Task instructions:
Output the material beneath this task exactly, images excluded.

Source excerpt:

▬▬▬

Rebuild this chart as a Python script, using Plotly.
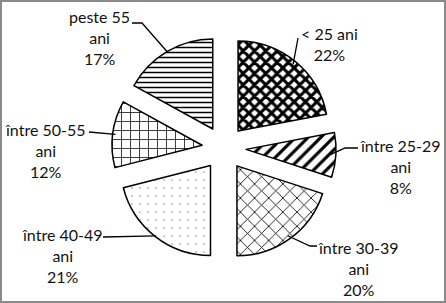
import math
import plotly.graph_objects as go

# ---- data ----
categories = ["< 25 ani", "între 25-29 ani", "între 30-39 ani",
              "între 40-49 ani", "între 50-55 ani", "peste 55 ani"]
label_texts = ["< 25 ani<br>22%", "între 25-29<br>ani<br>8%", "între 30-39<br>ani<br>20%",
               "între 40-49<br>ani<br>21%", "între 50-55<br>ani<br>12%", "peste 55<br>ani<br>17%"]
values = [22, 8, 20, 21, 12, 17]

# ---- style / layout ----
W, H = 446, 303
CX, CY, R, PULL = 224, 148, 90, 0.245
patterns = ["x", "/", "x", ".", "+", "-"]
pat_size = [8, 9, 10, 8, 9, 5]
pat_sol = [0.62, 0.35, 0.16, 0.025, 0.16, 0.3]
pat_fg = ["black", "black", "black", "#777777", "black", "black"]

# label anchor (text centre, px) and elbow points of the leader lines (px)
label_pos = [(329, 44), (400, 166), (358, 268), (62, 255), (45, 150), (99, 38)]
leader_pts = [[(298, 38)], [(345, 148), (358, 148)], [(310, 246), (317, 246)],
              [(103, 237)], [(89, 132)], [(142, 23), (132, 23)]]
leader_r = [0.96, 0.94, 0.96, 0.99, 0.97, 1.0]

ext = R * (1 + PULL)
dom_x = [(CX - ext) / W, (CX + ext) / W]
dom_y = [1 - (CY + ext) / H, 1 - (CY - ext) / H]

fig = go.Figure(go.Pie(
    labels=categories, values=values, sort=False, direction="clockwise",
    rotation=0, pull=[PULL] * len(values), textinfo="none", hoverinfo="label+percent",
    domain=dict(x=dom_x, y=dom_y),
    marker=dict(colors=["white"] * len(values),
                line=dict(color="black", width=1.5),
                pattern=dict(shape=patterns, size=pat_size, solidity=pat_sol,
                             fgcolor=pat_fg, bgcolor="white", fgopacity=1,
                             fillmode="replace")),
))

def px2paper(p):
    return p[0] / W, 1 - p[1] / H

shapes = []
annotations = []
total = sum(values)
cum = 0
for i, v in enumerate(values):
    mid = (cum + v / 2) / total * 2 * math.pi
    cum += v
    vx = CX + PULL * R * math.sin(mid)
    vy = CY - PULL * R * math.cos(mid)
    ax = vx + leader_r[i] * R * math.sin(mid)
    ay = vy - leader_r[i] * R * math.cos(mid)
    pts = [(ax, ay)] + leader_pts[i]
    path = ""
    for k, p in enumerate(pts):
        x, y = px2paper(p)
        path += ("M" if k == 0 else "L") + f"{x:.5f},{y:.5f} "
    shapes.append(dict(type="path", xref="paper", yref="paper", path=path,
                       line=dict(color="black", width=1.3)))
    lx, ly = px2paper(label_pos[i])
    annotations.append(dict(x=lx, y=ly, xref="paper", yref="paper", text=label_texts[i],
                            showarrow=False, xanchor="center", yanchor="middle",
                            align="center", font=dict(family="Lato", size=16, color="#111111")))

shapes.append(dict(type="rect", xref="paper", yref="paper", x0=0, y0=0, x1=1, y1=1,
                   line=dict(color="#8a8a8a", width=4)))

fig.update_layout(width=W, height=H, margin=dict(l=0, r=0, t=0, b=0),
                  paper_bgcolor="white", plot_bgcolor="white", showlegend=False,
                  shapes=shapes, annotations=annotations)

fig.write_html("out.html")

▬▬▬

Output below:
Rebuild this chart as a Python script, using Plotly.
import math
import plotly.graph_objects as go

# ---- data ----
categories = ["< 25 ani", "între 25-29 ani", "între 30-39 ani",
              "între 40-49 ani", "între 50-55 ani", "peste 55 ani"]
label_texts = ["< 25 ani<br>22%", "între 25-29<br>ani<br>8%", "între 30-39<br>ani<br>20%",
               "între 40-49<br>ani<br>21%", "între 50-55<br>ani<br>12%", "peste 55<br>ani<br>17%"]
values = [22, 8, 20, 21, 12, 17]

# ---- style / layout ----
W, H = 446, 303
CX, CY, R, PULL = 224, 148, 90, 0.245
patterns = ["x", "/", "x", ".", "+", "-"]
pat_size = [8, 9, 10, 8, 9, 5]
pat_sol = [0.62, 0.35, 0.16, 0.025, 0.16, 0.3]
pat_fg = ["black", "black", "black", "#777777", "black", "black"]

# label anchor (text centre, px) and elbow points of the leader lines (px)
label_pos = [(329, 44), (400, 166), (358, 268), (62, 255), (45, 150), (99, 38)]
leader_pts = [[(298, 38)], [(345, 148), (358, 148)], [(310, 246), (317, 246)],
              [(103, 237)], [(89, 132)], [(142, 23), (132, 23)]]
leader_r = [0.96, 0.94, 0.96, 0.99, 0.97, 1.0]

ext = R * (1 + PULL)
dom_x = [(CX - ext) / W, (CX + ext) / W]
dom_y = [1 - (CY + ext) / H, 1 - (CY - ext) / H]

fig = go.Figure(go.Pie(
    labels=categories, values=values, sort=False, direction="clockwise",
    rotation=0, pull=[PULL] * len(values), textinfo="none", hoverinfo="label+percent",
    domain=dict(x=dom_x, y=dom_y),
    marker=dict(colors=["white"] * len(values),
                line=dict(color="black", width=1.5),
                pattern=dict(shape=patterns, size=pat_size, solidity=pat_sol,
                             fgcolor=pat_fg, bgcolor="white", fgopacity=1,
                             fillmode="replace")),
))

def px2paper(p):
    return p[0] / W, 1 - p[1] / H

shapes = []
annotations = []
total = sum(values)
cum = 0
for i, v in enumerate(values):
    mid = (cum + v / 2) / total * 2 * math.pi
    cum += v
    vx = CX + PULL * R * math.sin(mid)
    vy = CY - PULL * R * math.cos(mid)
    ax = vx + leader_r[i] * R * math.sin(mid)
    ay = vy - leader_r[i] * R * math.cos(mid)
    pts = [(ax, ay)] + leader_pts[i]
    path = ""
    for k, p in enumerate(pts):
        x, y = px2paper(p)
        path += ("M" if k == 0 else "L") + f"{x:.5f},{y:.5f} "
    shapes.append(dict(type="path", xref="paper", yref="paper", path=path,
                       line=dict(color="black", width=1.3)))
    lx, ly = px2paper(label_pos[i])
    annotations.append(dict(x=lx, y=ly, xref="paper", yref="paper", text=label_texts[i],
                            showarrow=False, xanchor="center", yanchor="middle",
                            align="center", font=dict(family="Lato", size=16, color="#111111")))

shapes.append(dict(type="rect", xref="paper", yref="paper", x0=0, y0=0, x1=1, y1=1,
                   line=dict(color="#8a8a8a", width=4)))

fig.update_layout(width=W, height=H, margin=dict(l=0, r=0, t=0, b=0),
                  paper_bgcolor="white", plot_bgcolor="white", showlegend=False,
                  shapes=shapes, annotations=annotations)

fig.write_html("out.html")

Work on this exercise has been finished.